The quest for proof of sedimentation, which could prove that bodies of liquid water existed for some period of time in the history of Mars, is one of the primary goals of NASA’s twin-rover mission. The two landing sites, halfway around the planet from one another, were specifically chosen to give the best chance of finding clear signs a watery past.
Foaming at the mouth
Such evidence has proved elusive so far at Spirit’s landing site in Gusev crater. But Meridiani Planum, chosen for its unique deposits of hematite that cover an area larger than England, promises to exceed the geologists’ expectations. “The geology group is practically foaming at the mouth” to get close to the layered outcrop, Squyres says.
The hematite will be investigated principally by Opportunity’s infrared spectrograph, called the mini-TES. But preliminary analysis suggests the iron oxide, which usually forms in water, is a major component of the fine grained soil.
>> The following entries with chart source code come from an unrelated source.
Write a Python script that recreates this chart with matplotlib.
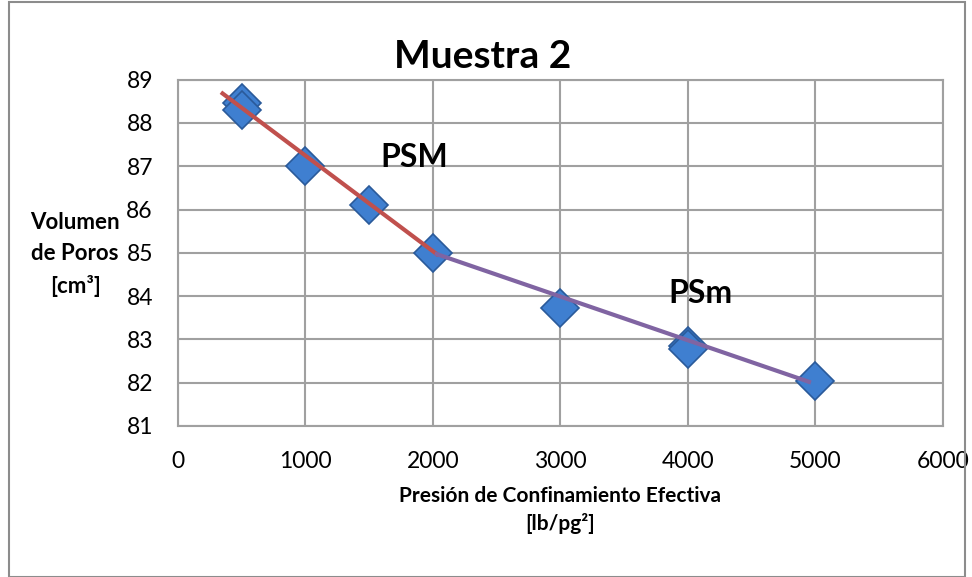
import matplotlib.pyplot as plt
from matplotlib.patches import Rectangle

plt.rcParams['font.family'] = ['Lato', 'DejaVu Sans']

# Muestra 2 - volumen de poros vs presion efectiva
presion = [500, 500, 1000, 1500, 2000, 3000, 4000, 4000, 5000]
volumen = [88.45, 88.3, 87.0, 86.1, 85.0, 83.72, 82.85, 82.78, 82.05]

# trend lines (endpoints)
psm_x = [350, 2030]
psm_y = [88.68, 84.97]
psm_min_x = [2030, 4950]
psm_min_y = [84.97, 82.02]

xticks = [0, 1000, 2000, 3000, 4000, 5000, 6000]
yticks = [81, 82, 83, 84, 85, 86, 87, 88, 89]

fig = plt.figure(figsize=(9.72, 5.77), dpi=100)
ax = fig.add_axes([0.1831, 0.2617, 0.7869, 0.6003])

ax.plot(presion, volumen, linestyle='none', marker='D', markersize=19,
        markerfacecolor='#3f7fd0', markeredgecolor='#2a5a9a', markeredgewidth=1.2, zorder=3)
ax.plot(psm_x, psm_y, color='#c0504d', linewidth=3, zorder=4)
ax.plot(psm_min_x, psm_min_y, color='#8064a2', linewidth=3, zorder=4)

ax.set_xlim(0, 6000)
ax.set_ylim(81, 89)
ax.set_xticks(xticks)
ax.set_yticks(yticks)
ax.grid(True, color='#a0a0a0', linewidth=1.5)
ax.set_axisbelow(True)
for s in ax.spines.values():
    s.set_color('#a0a0a0')
    s.set_linewidth(1.5)
ax.tick_params(length=0, labelsize=16.5)
ax.tick_params(axis='x', pad=18)
ax.tick_params(axis='y', pad=18)

ax.text(1850, 87.2, 'PSM', fontsize=23, fontweight='bold', ha='center', va='center')
ax.text(4100, 84.05, 'PSm', fontsize=23, fontweight='bold', ha='center', va='center')

fig.text(483 / 972, 1 - 56 / 577, 'Muestra 2', fontsize=28, fontweight='bold', ha='center', va='center')
fig.text(120 / 972, 1 - 254 / 577, 'Volumen\nde Poros\n[cm³]', fontsize=16, fontweight='bold',
         ha='right', va='center', multialignment='center', linespacing=1.6)
fig.text(560 / 972, 1 - 510 / 577, 'Presión de Confinamiento Efectiva\n[lb/pg²]', fontsize=15,
         fontweight='bold', ha='center', va='center', linespacing=1.45)

fig.patches.append(Rectangle((9 / 972, 0), 956 / 972, 575 / 577, transform=fig.transFigure,
                             fill=False, edgecolor='#8c8c8c', linewidth=1.5))

fig.savefig('out.png', dpi=100)
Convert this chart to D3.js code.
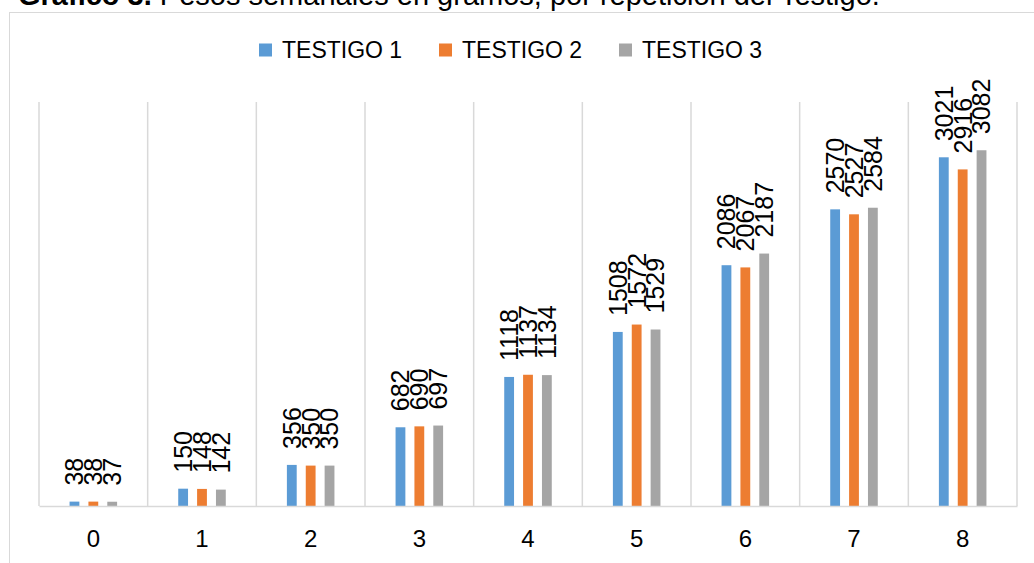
<!DOCTYPE html>
<html>
<head>
<meta charset="utf-8">
<script src="https://cdn.jsdelivr.net/npm/d3@7"></script>
<style>
  html, body { margin: 0; padding: 0; background: #fff; }
  svg { display: block; font-family: "Liberation Sans", Arial, sans-serif; }
</style>
</head>
<body>
<svg id="chart" width="1034" height="563"></svg>
<script>
// Weekly weights (grams) for each control repetition
const weeks = ["0", "1", "2", "3", "4", "5", "6", "7", "8"];
const seriesNames = ["TESTIGO 1", "TESTIGO 2", "TESTIGO 3"];
const testigo1 = [38, 150, 356, 682, 1118, 1508, 2086, 2570, 3021];
const testigo2 = [38, 148, 350, 690, 1137, 1572, 2067, 2527, 2916];
const testigo3 = [37, 142, 350, 697, 1134, 1529, 2187, 2584, 3082];
const colors = ["#5B9BD5", "#ED7D31", "#A5A5A5"];
const yMax = 3500;

const seriesValues = [testigo1, testigo2, testigo3];
const rows = weeks.map((w, i) => ({
  week: w,
  values: seriesNames.map((s, k) => ({ key: s, k, value: seriesValues[k][i] }))
}));

const svg = d3.select("#chart");
const plot = { left: 39, right: 1017, top: 102, bottom: 506 };
const labelSize = 25;
const axisSize = 24;
const legendSize = 23;

// Title (partly above the top edge of the page)
svg.append("text")
  .attr("x", 18).attr("y", 5)
  .attr("font-size", 29)
  .attr("fill", "#000")
  .call(t => {
    t.append("tspan").attr("font-weight", "bold").text("Gráfico 3.");
    t.append("tspan").text(" Pesos semanales en gramos, por repetición del Testigo.");
  });

// Chart frame
svg.append("rect")
  .attr("x", 9.5).attr("y", 12.5)
  .attr("width", 1040).attr("height", 600)
  .attr("fill", "none")
  .attr("stroke", "#d9d9d9")
  .attr("stroke-width", 1);

const x0 = d3.scaleBand()
  .domain(weeks)
  .range([plot.left, plot.right])
  .paddingInner(0).paddingOuter(0);

const x1 = d3.scaleBand()
  .domain(seriesNames)
  .range([0, x0.bandwidth()])
  .paddingInner(0.48).paddingOuter(1.62);

const y = d3.scaleLinear().domain([0, yMax]).range([plot.bottom, plot.top]);

// Vertical category gridlines
const gridX = weeks.map(w => x0(w)).concat([plot.right]);
svg.append("g").selectAll("line")
  .data(gridX)
  .join("line")
  .attr("x1", d => d).attr("x2", d => d)
  .attr("y1", y(yMax)).attr("y2", plot.bottom)
  .attr("stroke", "#d9d9d9")
  .attr("stroke-width", 1.5);

// Bars
const groups = svg.append("g").selectAll("g")
  .data(rows)
  .join("g")
  .attr("transform", d => `translate(${x0(d.week)},0)`);

groups.selectAll("rect")
  .data(d => d.values)
  .join("rect")
  .attr("x", d => x1(d.key))
  .attr("width", x1.bandwidth())
  .attr("y", d => y(d.value))
  .attr("height", d => y(0) - y(d.value))
  .attr("fill", d => colors[d.k]);

// Rotated value labels, centred over each bar
groups.selectAll("text")
  .data(d => d.values)
  .join("text")
  .attr("transform", d => `translate(${x1(d.key) + x1.bandwidth() / 2 + labelSize * 0.358},${y(d.value) - 16}) rotate(-90)`)
  .attr("font-size", labelSize)
  .attr("fill", "#000")
  .text(d => d.value);

// Category axis
const xAxis = svg.append("g")
  .attr("transform", `translate(0,${plot.bottom})`)
  .call(d3.axisBottom(x0).tickSize(0).tickPadding(24));
xAxis.select(".domain")
  .attr("stroke", "#d9d9d9")
  .attr("stroke-width", 1.5);
xAxis.selectAll("text")
  .attr("font-size", axisSize)
  .attr("font-family", "Liberation Sans, Arial, sans-serif")
  .attr("fill", "#000");

// Legend
const legendX = [259, 439, 619];
const legend = svg.append("g").selectAll("g")
  .data(seriesNames)
  .join("g")
  .attr("transform", (d, i) => `translate(${legendX[i]},50)`);
legend.append("rect")
  .attr("x", 0).attr("y", -6.5)
  .attr("width", 13).attr("height", 13)
  .attr("fill", (d, i) => colors[i]);
legend.append("text")
  .attr("x", 23).attr("y", 8)
  .attr("font-size", legendSize)
  .attr("fill", "#000")
  .text(d => d);
</script>
</body>
</html>
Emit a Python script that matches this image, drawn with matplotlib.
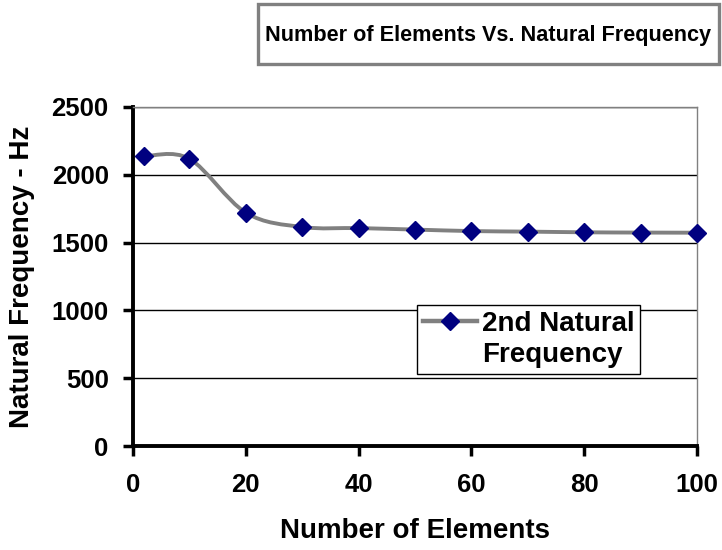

But it is the finely layered lighter rock that has been the surprising bonus, as such detail was invisible from orbit. Andrew Knoll, a geologist from Harvard University and science team member, said this mission provides an opportunity on Mars to study these formations at scales from tens of microns up to tens of kilometers – “a uniquely exciting set of linked observations”.
The answer to whether the formation is a volcanic ash-fall or water-laid sediments could be obtained in days, or a few weeks at most. Finding that answer, Squyres said, will make this “the coolest geological field trip in human history”.